● Task to complete
Below this line is a listing that includes pictures. Copy exactly, and only, the lines from the one containing "Rebuild this chart" through the one containing "30.3, 21.0]"; the pictures do not go in the copy.

[Stored dataset items]
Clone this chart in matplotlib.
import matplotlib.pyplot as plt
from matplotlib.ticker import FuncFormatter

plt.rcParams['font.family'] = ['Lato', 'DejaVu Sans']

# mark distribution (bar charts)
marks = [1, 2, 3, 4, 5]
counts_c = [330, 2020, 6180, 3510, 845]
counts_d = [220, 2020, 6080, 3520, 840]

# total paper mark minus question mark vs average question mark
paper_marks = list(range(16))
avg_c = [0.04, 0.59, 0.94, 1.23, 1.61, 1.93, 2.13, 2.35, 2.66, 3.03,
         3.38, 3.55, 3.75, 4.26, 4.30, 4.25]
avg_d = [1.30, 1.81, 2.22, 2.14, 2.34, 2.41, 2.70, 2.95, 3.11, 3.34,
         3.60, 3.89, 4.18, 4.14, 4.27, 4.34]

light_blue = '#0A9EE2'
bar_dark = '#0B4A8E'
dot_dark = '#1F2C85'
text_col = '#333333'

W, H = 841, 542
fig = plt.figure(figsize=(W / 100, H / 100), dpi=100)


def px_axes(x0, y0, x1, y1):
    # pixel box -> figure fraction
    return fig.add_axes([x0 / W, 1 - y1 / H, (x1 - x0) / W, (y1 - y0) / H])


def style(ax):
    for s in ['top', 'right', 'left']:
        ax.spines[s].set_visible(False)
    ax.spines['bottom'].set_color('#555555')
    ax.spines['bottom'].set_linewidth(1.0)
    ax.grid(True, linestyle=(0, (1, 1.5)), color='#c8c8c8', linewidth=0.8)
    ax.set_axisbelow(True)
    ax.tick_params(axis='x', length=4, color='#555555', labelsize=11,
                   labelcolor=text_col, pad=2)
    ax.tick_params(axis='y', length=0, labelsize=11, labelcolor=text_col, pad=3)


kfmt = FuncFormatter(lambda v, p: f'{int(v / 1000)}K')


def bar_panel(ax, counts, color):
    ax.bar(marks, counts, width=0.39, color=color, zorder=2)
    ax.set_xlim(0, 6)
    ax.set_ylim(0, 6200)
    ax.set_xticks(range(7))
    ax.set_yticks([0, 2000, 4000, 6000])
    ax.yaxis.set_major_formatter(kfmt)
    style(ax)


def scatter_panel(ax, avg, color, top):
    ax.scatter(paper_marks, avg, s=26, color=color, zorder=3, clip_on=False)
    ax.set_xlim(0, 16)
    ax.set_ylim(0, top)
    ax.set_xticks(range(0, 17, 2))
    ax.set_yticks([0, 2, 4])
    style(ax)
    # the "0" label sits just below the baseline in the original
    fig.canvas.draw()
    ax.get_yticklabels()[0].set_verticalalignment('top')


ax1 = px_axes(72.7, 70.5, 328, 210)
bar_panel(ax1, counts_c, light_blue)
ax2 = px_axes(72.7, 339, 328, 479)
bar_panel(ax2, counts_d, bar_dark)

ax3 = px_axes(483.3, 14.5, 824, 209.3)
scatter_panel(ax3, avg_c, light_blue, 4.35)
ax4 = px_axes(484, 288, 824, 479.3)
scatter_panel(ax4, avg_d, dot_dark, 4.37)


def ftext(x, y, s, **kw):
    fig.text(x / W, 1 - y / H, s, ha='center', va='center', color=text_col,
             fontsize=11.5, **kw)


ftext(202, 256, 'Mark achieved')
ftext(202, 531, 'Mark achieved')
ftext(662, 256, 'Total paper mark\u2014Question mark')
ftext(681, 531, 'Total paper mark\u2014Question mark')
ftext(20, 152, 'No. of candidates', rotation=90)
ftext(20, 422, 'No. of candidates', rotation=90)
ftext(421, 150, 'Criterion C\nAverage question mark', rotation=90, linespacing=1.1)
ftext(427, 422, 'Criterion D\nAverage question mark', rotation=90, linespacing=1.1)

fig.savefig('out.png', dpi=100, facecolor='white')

---

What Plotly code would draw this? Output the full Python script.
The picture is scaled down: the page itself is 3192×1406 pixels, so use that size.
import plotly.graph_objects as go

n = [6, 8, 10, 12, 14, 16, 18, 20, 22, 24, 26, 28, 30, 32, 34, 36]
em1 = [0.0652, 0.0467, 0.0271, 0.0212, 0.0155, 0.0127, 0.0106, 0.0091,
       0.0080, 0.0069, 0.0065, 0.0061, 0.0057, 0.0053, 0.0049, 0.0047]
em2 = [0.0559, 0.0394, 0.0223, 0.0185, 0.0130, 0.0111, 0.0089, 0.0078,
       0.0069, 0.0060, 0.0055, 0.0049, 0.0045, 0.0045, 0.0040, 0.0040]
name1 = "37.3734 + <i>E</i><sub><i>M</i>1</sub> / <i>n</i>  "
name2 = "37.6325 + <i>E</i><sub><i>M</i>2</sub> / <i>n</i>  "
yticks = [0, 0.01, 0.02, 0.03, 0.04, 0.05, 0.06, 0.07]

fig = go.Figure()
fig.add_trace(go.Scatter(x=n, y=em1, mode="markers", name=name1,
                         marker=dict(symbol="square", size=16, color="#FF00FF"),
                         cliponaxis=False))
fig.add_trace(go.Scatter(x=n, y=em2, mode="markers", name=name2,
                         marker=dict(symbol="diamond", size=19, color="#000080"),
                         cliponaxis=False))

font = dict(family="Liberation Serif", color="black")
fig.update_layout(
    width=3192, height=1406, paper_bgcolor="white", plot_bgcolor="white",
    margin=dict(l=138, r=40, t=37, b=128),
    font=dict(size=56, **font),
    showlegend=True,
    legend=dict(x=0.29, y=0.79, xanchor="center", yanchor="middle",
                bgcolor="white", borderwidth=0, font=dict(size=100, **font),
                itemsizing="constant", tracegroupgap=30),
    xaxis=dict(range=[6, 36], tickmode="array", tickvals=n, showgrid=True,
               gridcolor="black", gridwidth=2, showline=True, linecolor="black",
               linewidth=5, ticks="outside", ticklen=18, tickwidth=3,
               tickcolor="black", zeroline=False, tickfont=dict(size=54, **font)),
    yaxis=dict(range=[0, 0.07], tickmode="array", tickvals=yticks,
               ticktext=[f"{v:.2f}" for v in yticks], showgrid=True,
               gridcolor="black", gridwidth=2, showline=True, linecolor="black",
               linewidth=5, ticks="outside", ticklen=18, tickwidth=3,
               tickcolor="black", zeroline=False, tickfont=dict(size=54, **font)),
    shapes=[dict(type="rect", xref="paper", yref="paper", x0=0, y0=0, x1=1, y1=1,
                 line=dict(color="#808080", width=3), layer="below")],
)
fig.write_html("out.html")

* * *

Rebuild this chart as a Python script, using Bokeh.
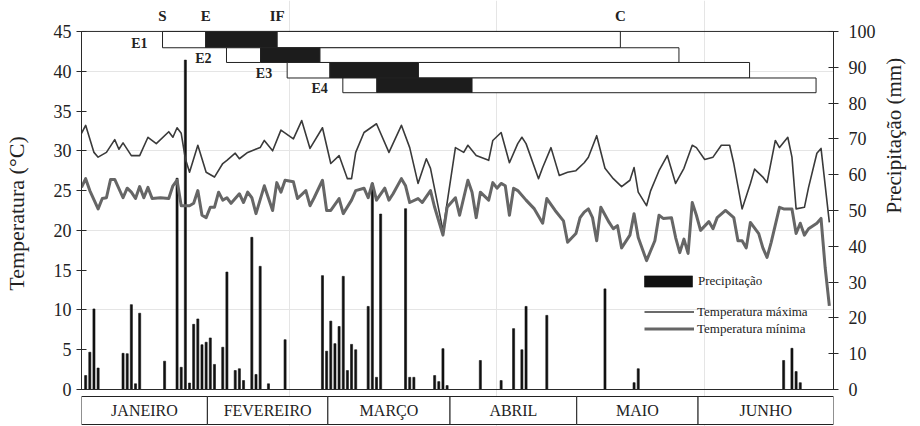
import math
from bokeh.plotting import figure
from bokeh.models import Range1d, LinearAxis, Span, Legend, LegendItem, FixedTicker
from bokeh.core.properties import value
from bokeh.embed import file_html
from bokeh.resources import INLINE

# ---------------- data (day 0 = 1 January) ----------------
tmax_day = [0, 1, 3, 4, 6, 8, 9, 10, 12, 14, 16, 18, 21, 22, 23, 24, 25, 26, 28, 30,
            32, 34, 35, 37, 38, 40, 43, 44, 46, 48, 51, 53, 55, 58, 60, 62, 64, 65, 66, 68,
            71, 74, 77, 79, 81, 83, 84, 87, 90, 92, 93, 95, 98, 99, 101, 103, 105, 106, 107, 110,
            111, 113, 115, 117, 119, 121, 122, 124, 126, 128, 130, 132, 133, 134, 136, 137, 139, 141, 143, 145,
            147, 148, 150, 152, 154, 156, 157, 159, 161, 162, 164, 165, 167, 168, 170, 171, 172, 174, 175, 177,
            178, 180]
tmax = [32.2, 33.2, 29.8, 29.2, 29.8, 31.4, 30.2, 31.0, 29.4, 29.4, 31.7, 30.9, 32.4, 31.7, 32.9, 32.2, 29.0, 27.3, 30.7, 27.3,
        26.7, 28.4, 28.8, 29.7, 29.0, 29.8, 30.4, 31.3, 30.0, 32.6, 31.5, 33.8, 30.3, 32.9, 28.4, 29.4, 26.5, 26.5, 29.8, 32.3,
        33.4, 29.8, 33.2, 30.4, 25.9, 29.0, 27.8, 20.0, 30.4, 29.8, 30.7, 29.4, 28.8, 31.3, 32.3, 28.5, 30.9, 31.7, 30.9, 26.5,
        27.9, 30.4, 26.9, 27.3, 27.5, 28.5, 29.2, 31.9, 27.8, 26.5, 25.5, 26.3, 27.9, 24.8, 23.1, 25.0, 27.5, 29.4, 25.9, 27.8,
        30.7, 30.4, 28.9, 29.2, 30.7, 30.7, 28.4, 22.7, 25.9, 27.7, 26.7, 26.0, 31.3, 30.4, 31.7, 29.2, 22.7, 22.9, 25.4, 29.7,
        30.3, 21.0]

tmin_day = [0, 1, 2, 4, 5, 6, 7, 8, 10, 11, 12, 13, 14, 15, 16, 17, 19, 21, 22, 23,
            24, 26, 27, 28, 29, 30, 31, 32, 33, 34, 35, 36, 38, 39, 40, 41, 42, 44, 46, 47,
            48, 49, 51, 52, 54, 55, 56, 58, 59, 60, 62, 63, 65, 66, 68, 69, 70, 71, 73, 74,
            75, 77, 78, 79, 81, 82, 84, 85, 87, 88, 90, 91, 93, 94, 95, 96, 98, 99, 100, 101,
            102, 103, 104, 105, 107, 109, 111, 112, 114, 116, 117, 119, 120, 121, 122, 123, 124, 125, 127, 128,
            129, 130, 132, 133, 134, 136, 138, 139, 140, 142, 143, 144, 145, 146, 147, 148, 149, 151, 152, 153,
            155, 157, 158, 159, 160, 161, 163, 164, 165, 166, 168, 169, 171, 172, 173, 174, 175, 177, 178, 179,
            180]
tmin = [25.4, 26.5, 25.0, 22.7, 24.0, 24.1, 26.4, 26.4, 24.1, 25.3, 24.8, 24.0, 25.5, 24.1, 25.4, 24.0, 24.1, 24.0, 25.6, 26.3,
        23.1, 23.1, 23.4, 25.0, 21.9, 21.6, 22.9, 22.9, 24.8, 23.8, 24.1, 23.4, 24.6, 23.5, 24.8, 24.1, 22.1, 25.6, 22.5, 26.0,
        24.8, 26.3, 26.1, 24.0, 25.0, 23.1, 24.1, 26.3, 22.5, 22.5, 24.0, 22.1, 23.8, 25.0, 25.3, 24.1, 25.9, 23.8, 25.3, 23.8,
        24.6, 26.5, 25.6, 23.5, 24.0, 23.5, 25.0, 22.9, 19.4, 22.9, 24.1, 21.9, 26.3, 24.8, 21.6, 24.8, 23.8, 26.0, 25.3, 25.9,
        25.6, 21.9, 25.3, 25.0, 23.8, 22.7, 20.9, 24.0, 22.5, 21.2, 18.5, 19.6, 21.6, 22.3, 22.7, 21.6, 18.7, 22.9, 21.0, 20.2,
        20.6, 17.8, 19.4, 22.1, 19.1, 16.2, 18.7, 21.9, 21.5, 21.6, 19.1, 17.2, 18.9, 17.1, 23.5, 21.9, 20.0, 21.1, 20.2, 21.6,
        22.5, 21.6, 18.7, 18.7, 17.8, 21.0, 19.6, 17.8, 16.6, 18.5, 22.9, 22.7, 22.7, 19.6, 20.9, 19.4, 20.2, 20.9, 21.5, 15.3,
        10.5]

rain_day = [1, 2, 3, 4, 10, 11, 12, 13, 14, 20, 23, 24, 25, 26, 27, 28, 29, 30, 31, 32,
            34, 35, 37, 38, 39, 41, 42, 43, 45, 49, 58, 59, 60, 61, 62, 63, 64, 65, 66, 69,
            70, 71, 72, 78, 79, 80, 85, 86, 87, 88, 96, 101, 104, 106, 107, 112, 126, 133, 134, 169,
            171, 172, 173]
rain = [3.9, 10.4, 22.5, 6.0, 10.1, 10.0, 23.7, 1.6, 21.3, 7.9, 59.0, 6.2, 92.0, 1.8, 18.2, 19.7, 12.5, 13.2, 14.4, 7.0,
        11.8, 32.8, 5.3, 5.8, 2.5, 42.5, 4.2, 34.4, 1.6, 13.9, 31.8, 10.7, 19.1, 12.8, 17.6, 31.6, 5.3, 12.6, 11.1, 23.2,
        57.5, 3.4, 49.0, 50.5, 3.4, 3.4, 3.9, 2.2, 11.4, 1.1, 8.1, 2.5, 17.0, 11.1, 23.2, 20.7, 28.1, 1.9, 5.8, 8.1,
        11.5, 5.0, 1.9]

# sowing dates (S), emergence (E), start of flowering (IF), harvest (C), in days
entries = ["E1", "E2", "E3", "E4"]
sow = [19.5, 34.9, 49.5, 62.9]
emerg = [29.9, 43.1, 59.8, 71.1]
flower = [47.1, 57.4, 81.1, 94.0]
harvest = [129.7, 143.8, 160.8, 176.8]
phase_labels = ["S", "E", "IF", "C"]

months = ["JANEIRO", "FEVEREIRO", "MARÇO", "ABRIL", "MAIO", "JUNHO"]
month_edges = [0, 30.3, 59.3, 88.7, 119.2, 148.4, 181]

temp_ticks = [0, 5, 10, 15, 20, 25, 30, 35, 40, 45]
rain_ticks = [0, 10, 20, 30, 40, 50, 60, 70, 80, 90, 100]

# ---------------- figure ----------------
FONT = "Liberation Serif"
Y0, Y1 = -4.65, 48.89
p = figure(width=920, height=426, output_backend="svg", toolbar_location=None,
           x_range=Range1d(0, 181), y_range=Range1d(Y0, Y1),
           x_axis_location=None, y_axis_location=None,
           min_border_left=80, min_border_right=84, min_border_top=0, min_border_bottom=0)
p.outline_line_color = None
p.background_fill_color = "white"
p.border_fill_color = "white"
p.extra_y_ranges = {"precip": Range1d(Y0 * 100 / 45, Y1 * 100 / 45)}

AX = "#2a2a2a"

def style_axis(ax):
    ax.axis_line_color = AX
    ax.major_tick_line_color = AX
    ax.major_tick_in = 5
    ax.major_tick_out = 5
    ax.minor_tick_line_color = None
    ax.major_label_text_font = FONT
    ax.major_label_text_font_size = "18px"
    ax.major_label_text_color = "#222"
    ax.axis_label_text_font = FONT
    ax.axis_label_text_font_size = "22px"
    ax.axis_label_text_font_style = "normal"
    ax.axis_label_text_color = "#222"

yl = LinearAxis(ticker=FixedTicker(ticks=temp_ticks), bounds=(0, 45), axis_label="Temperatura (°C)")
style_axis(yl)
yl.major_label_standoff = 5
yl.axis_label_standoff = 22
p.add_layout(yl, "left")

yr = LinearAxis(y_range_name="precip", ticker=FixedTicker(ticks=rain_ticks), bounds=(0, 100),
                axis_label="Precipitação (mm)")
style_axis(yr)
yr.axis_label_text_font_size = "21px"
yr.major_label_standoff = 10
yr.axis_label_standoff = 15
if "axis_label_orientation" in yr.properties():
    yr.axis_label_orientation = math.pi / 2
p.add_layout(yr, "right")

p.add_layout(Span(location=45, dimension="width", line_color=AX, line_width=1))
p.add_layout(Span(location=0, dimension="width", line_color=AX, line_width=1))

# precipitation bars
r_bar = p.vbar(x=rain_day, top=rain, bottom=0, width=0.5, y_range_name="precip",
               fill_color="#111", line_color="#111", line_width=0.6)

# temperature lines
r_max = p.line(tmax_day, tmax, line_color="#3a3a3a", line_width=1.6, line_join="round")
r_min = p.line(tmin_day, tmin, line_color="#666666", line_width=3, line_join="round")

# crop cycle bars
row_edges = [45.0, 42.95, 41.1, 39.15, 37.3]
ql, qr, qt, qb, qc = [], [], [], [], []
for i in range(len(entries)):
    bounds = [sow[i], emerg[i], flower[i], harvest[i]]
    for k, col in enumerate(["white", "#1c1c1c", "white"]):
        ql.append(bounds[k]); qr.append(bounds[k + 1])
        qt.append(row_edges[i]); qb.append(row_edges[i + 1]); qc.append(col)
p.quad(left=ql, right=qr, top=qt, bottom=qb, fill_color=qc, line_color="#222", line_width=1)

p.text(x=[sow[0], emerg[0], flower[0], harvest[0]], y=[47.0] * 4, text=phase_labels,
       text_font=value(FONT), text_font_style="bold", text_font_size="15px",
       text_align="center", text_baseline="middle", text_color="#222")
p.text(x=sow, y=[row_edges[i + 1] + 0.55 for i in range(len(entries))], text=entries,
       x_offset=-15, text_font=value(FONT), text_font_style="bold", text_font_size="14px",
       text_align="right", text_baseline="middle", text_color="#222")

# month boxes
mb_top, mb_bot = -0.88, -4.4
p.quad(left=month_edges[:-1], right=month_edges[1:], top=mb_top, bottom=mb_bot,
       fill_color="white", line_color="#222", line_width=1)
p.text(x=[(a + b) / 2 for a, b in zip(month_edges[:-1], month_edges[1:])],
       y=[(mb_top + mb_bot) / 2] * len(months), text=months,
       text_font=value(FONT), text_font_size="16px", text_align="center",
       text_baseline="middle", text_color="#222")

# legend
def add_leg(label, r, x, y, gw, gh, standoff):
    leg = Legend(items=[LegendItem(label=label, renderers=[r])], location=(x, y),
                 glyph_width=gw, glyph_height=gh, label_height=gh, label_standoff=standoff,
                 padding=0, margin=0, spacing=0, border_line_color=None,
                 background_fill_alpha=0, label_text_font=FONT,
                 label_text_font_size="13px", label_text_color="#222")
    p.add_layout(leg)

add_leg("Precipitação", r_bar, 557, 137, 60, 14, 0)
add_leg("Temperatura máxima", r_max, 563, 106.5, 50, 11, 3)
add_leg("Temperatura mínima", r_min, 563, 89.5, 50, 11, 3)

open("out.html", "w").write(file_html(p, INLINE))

● Finished exercise
Rebuild this chart as a Python script, using Bokeh.
import math
from bokeh.plotting import figure
from bokeh.models import Range1d, LinearAxis, Span, Legend, LegendItem, FixedTicker
from bokeh.core.properties import value
from bokeh.embed import file_html
from bokeh.resources import INLINE

# ---------------- data (day 0 = 1 January) ----------------
tmax_day = [0, 1, 3, 4, 6, 8, 9, 10, 12, 14, 16, 18, 21, 22, 23, 24, 25, 26, 28, 30,
            32, 34, 35, 37, 38, 40, 43, 44, 46, 48, 51, 53, 55, 58, 60, 62, 64, 65, 66, 68,
            71, 74, 77, 79, 81, 83, 84, 87, 90, 92, 93, 95, 98, 99, 101, 103, 105, 106, 107, 110,
            111, 113, 115, 117, 119, 121, 122, 124, 126, 128, 130, 132, 133, 134, 136, 137, 139, 141, 143, 145,
            147, 148, 150, 152, 154, 156, 157, 159, 161, 162, 164, 165, 167, 168, 170, 171, 172, 174, 175, 177,
            178, 180]
tmax = [32.2, 33.2, 29.8, 29.2, 29.8, 31.4, 30.2, 31.0, 29.4, 29.4, 31.7, 30.9, 32.4, 31.7, 32.9, 32.2, 29.0, 27.3, 30.7, 27.3,
        26.7, 28.4, 28.8, 29.7, 29.0, 29.8, 30.4, 31.3, 30.0, 32.6, 31.5, 33.8, 30.3, 32.9, 28.4, 29.4, 26.5, 26.5, 29.8, 32.3,
        33.4, 29.8, 33.2, 30.4, 25.9, 29.0, 27.8, 20.0, 30.4, 29.8, 30.7, 29.4, 28.8, 31.3, 32.3, 28.5, 30.9, 31.7, 30.9, 26.5,
        27.9, 30.4, 26.9, 27.3, 27.5, 28.5, 29.2, 31.9, 27.8, 26.5, 25.5, 26.3, 27.9, 24.8, 23.1, 25.0, 27.5, 29.4, 25.9, 27.8,
        30.7, 30.4, 28.9, 29.2, 30.7, 30.7, 28.4, 22.7, 25.9, 27.7, 26.7, 26.0, 31.3, 30.4, 31.7, 29.2, 22.7, 22.9, 25.4, 29.7,
        30.3, 21.0]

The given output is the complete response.